Due to the small size of the Company's finance department, there are a limited number of personnel handling accounting and financial matters and as a result, there is a lack of segregation of duties. Management believes that it has designed sufficient compensating internal controls to mitigate these limitations, including dual signatories on all cheques. Additional internal controls include audit committee and senior management review and oversight.

The Company's certifying officers, the Chief Executive Officer and the Chief Financial Officer, have reviewed the effectiveness of the design and operation of the Company's disclosure controls and procedures as a whole. Based on their review, including a review of the compensating controls relating to the lack of segregation of duties noted above, they have concluded that the Company's internal controls and procedures, as defined in National Instrument 52-109, Certification of Disclosure in Issuer's Annual and Filings of the Canadian Securities Regulators, were effective overall.

DISCLOSURE CONTROLS AND PROCEDURES

Disclosure controls and procedures are designed to provide reasonable, but not absolute, assurance that all material information is obtained, analyzed and reported to senior management on a timely basis in order for management to make reasonable decisions regarding public disclosure.

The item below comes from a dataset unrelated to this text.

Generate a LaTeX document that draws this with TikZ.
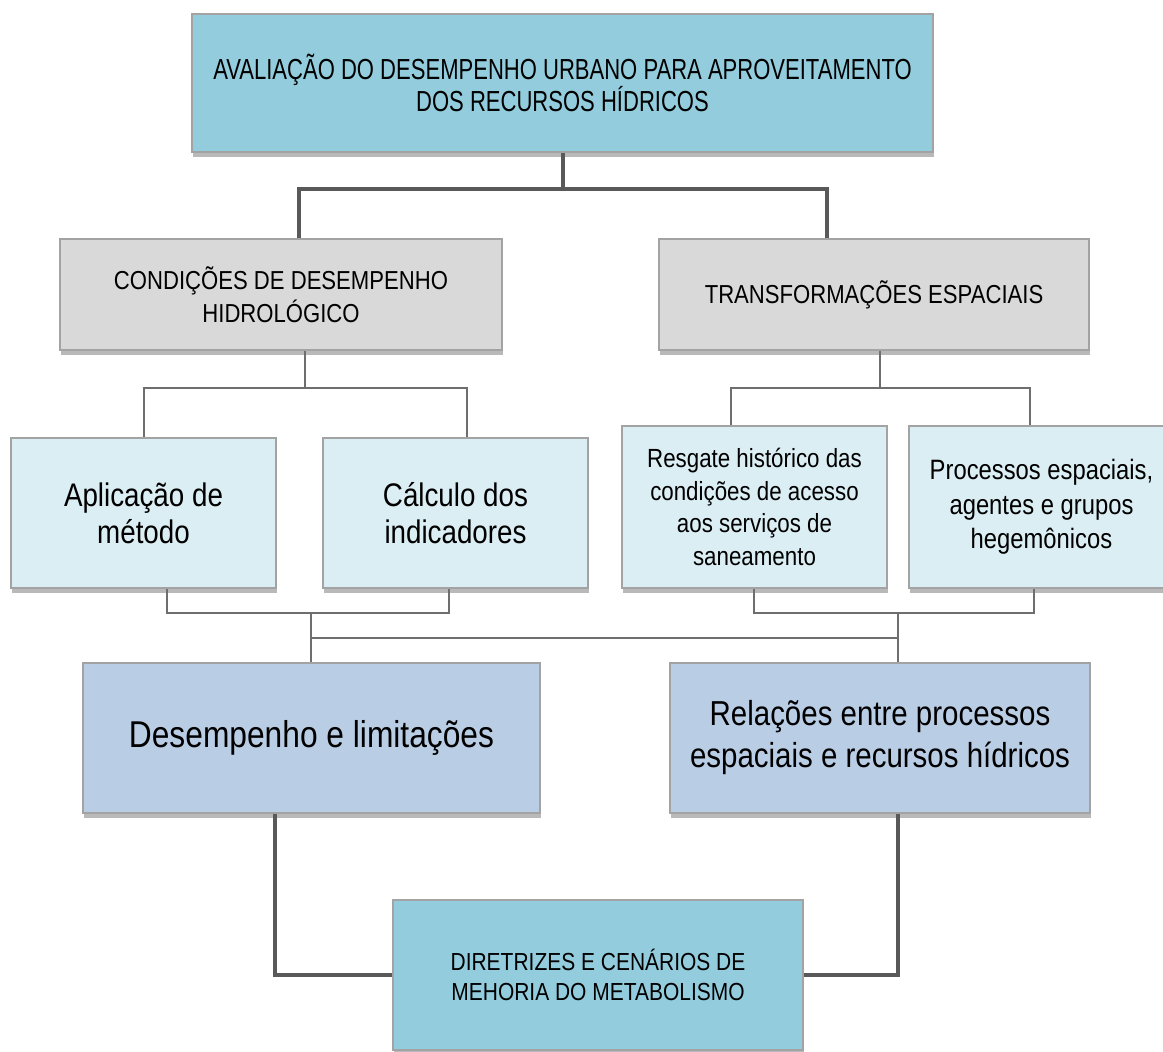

The Company's certifying officers, the Chief Executive Officer and the Chief Financial Officer, have reviewed the effectiveness of the design and operation of the Company's disclosure controls and procedures. Based on their review, they have concluded that the Company's disclosure controls and procedures, as defined in National Instrument 52-109, Certification of Disclosure in Issuer's Annual and Filings of the Canadian Securities Regulators, were effective and provide reasonable assurance that information required to be disclosed in interim, annual and special filings are submitted under Canadian securities laws and are recorded, processed, summarized and reported in a timely fashion.